Reproduce the lines of the material exactly, excluding every image.
======== Data lines ========
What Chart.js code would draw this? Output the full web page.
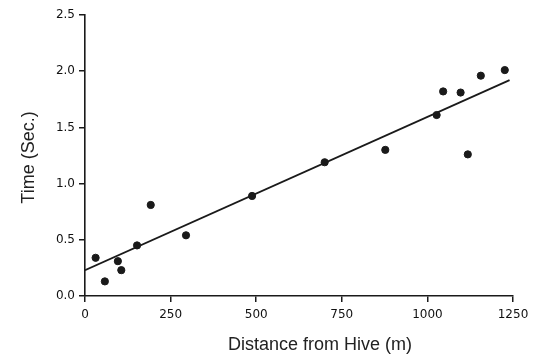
<!DOCTYPE html>
<html>
<head>
<meta charset="utf-8">
<script src="https://cdn.jsdelivr.net/npm/chart.js@4.4.0/dist/chart.umd.min.js"></script>
<style>
  html, body { margin: 0; padding: 0; background: #fff; }
  #wrap { width: 544px; height: 356px; }
</style>
</head>
<body>
<div id="wrap"><canvas id="beeChart"></canvas></div>
<script>
// foraging flight time vs distance
var distance = [31, 58, 96, 106, 152, 192, 295, 488, 700, 877, 1027, 1046, 1097, 1118, 1156, 1226];
var time     = [0.34, 0.13, 0.31, 0.23, 0.45, 0.81, 0.54, 0.89, 1.19, 1.30, 1.61, 1.82, 1.81, 1.26, 1.96, 2.01];

// regression line end points
var fitX = [0, 1240];
var fitY = [0.23, 1.92];

var xTicks = [0, 250, 500, 750, 1000, 1250];
var yTicks = [0.0, 0.5, 1.0, 1.5, 2.0, 2.5];

var xTitle = 'Distance from Hive (m)';
var yTitle = 'Time (Sec.)';

var ink = '#1a1a1a';

var points = distance.map(function (d, i) { return {x: d, y: time[i]}; });
var fit = fitX.map(function (d, i) { return {x: d, y: fitY[i]}; });

// axis titles drawn by hand so they sit where the scan has them
var axisTitles = {
    id: 'axisTitles',
    afterDraw: function (chart) {
        var ctx = chart.ctx, area = chart.chartArea;
        ctx.save();
        ctx.fillStyle = '#222';
        ctx.font = '18px "Liberation Sans", Arial, sans-serif';
        ctx.textAlign = 'center';
        ctx.textBaseline = 'middle';
        ctx.fillText(xTitle, (area.left + area.right) / 2 + 21, 345);
        ctx.translate(29, (area.top + area.bottom) / 2 + 2);
        ctx.rotate(-Math.PI / 2);
        ctx.fillText(yTitle, 0, 0);
        ctx.restore();
    }
};

function fixSize(w, h) {
    return function (scale) {
        if (w) scale.width = w;
        if (h) scale.height = h;
        scale.paddingTop = 0;
        scale.paddingBottom = 0;
        scale.paddingLeft = 0;
        scale.paddingRight = 0;
    };
}

var tickFont = {family: '"DejaVu Sans", sans-serif', size: 12};

new Chart(document.getElementById('beeChart'), {
    type: 'scatter',
    data: {
        datasets: [{
            data: points,
            backgroundColor: ink,
            borderColor: ink,
            pointRadius: 3.6,
            pointHoverRadius: 3.6
        }, {
            type: 'line',
            data: fit,
            borderColor: ink,
            borderWidth: 1.8,
            pointRadius: 0,
            fill: false
        }]
    },
    options: {
        responsive: true,
        maintainAspectRatio: false,
        animation: false,
        layout: {padding: {left: 0, top: 15, right: 31, bottom: 0}},
        plugins: {
            legend: {display: false},
            tooltip: {enabled: false}
        },
        scales: {
            x: {
                type: 'linear',
                min: 0,
                max: 1250,
                afterFit: fixSize(0, 60),
                afterBuildTicks: function (s) { s.ticks = xTicks.map(function (v) { return {value: v}; }); },
                grid: {drawOnChartArea: false, drawTicks: true, tickLength: 6, color: ink, lineWidth: 1.5},
                border: {display: true, color: ink, width: 1.6},
                ticks: {
                    color: '#111',
                    font: tickFont,
                    padding: 6,
                    maxRotation: 0,
                    callback: function (v) { return String(v); }
                }
            },
            y: {
                type: 'linear',
                min: 0,
                max: 2.5,
                afterFit: fixSize(85, 0),
                afterBuildTicks: function (s) { s.ticks = yTicks.map(function (v) { return {value: v}; }); },
                grid: {drawOnChartArea: false, drawTicks: true, tickLength: 6, color: ink, lineWidth: 1.5},
                border: {display: true, color: ink, width: 1.6},
                ticks: {
                    color: '#111',
                    font: tickFont,
                    padding: 4,
                    callback: function (v) { return Number(v).toFixed(1); }
                }
            }
        }
    },
    plugins: [axisTitles]
});
</script>
</body>
</html>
========
Answer to this problem >>
What Chart.js code would draw this? Output the full web page.
<!DOCTYPE html>
<html>
<head>
<meta charset="utf-8">
<script src="https://cdn.jsdelivr.net/npm/chart.js@4.4.0/dist/chart.umd.min.js"></script>
<style>
  html, body { margin: 0; padding: 0; background: #fff; }
  #wrap { width: 544px; height: 356px; }
</style>
</head>
<body>
<div id="wrap"><canvas id="beeChart"></canvas></div>
<script>
// foraging flight time vs distance
var distance = [31, 58, 96, 106, 152, 192, 295, 488, 700, 877, 1027, 1046, 1097, 1118, 1156, 1226];
var time     = [0.34, 0.13, 0.31, 0.23, 0.45, 0.81, 0.54, 0.89, 1.19, 1.30, 1.61, 1.82, 1.81, 1.26, 1.96, 2.01];

// regression line end points
var fitX = [0, 1240];
var fitY = [0.23, 1.92];

var xTicks = [0, 250, 500, 750, 1000, 1250];
var yTicks = [0.0, 0.5, 1.0, 1.5, 2.0, 2.5];

var xTitle = 'Distance from Hive (m)';
var yTitle = 'Time (Sec.)';

var ink = '#1a1a1a';

var points = distance.map(function (d, i) { return {x: d, y: time[i]}; });
var fit = fitX.map(function (d, i) { return {x: d, y: fitY[i]}; });

// axis titles drawn by hand so they sit where the scan has them
var axisTitles = {
    id: 'axisTitles',
    afterDraw: function (chart) {
        var ctx = chart.ctx, area = chart.chartArea;
        ctx.save();
        ctx.fillStyle = '#222';
        ctx.font = '18px "Liberation Sans", Arial, sans-serif';
        ctx.textAlign = 'center';
        ctx.textBaseline = 'middle';
        ctx.fillText(xTitle, (area.left + area.right) / 2 + 21, 345);
        ctx.translate(29, (area.top + area.bottom) / 2 + 2);
        ctx.rotate(-Math.PI / 2);
        ctx.fillText(yTitle, 0, 0);
        ctx.restore();
    }
};

function fixSize(w, h) {
    return function (scale) {
        if (w) scale.width = w;
        if (h) scale.height = h;
        scale.paddingTop = 0;
        scale.paddingBottom = 0;
        scale.paddingLeft = 0;
        scale.paddingRight = 0;
    };
}

var tickFont = {family: '"DejaVu Sans", sans-serif', size: 12};

new Chart(document.getElementById('beeChart'), {
    type: 'scatter',
    data: {
        datasets: [{
            data: points,
            backgroundColor: ink,
            borderColor: ink,
            pointRadius: 3.6,
            pointHoverRadius: 3.6
        }, {
            type: 'line',
            data: fit,
            borderColor: ink,
            borderWidth: 1.8,
            pointRadius: 0,
            fill: false
        }]
    },
    options: {
        responsive: true,
        maintainAspectRatio: false,
        animation: false,
        layout: {padding: {left: 0, top: 15, right: 31, bottom: 0}},
        plugins: {
            legend: {display: false},
            tooltip: {enabled: false}
        },
        scales: {
            x: {
                type: 'linear',
                min: 0,
                max: 1250,
                afterFit: fixSize(0, 60),
                afterBuildTicks: function (s) { s.ticks = xTicks.map(function (v) { return {value: v}; }); },
                grid: {drawOnChartArea: false, drawTicks: true, tickLength: 6, color: ink, lineWidth: 1.5},
                border: {display: true, color: ink, width: 1.6},
                ticks: {
                    color: '#111',
                    font: tickFont,
                    padding: 6,
                    maxRotation: 0,
                    callback: function (v) { return String(v); }
                }
            },
            y: {
                type: 'linear',
                min: 0,
                max: 2.5,
                afterFit: fixSize(85, 0),
                afterBuildTicks: function (s) { s.ticks = yTicks.map(function (v) { return {value: v}; }); },
                grid: {drawOnChartArea: false, drawTicks: true, tickLength: 6, color: ink, lineWidth: 1.5},
                border: {display: true, color: ink, width: 1.6},
                ticks: {
                    color: '#111',
                    font: tickFont,
                    padding: 4,
                    callback: function (v) { return Number(v).toFixed(1); }
                }
            }
        }
    },
    plugins: [axisTitles]
});
</script>
</body>
</html>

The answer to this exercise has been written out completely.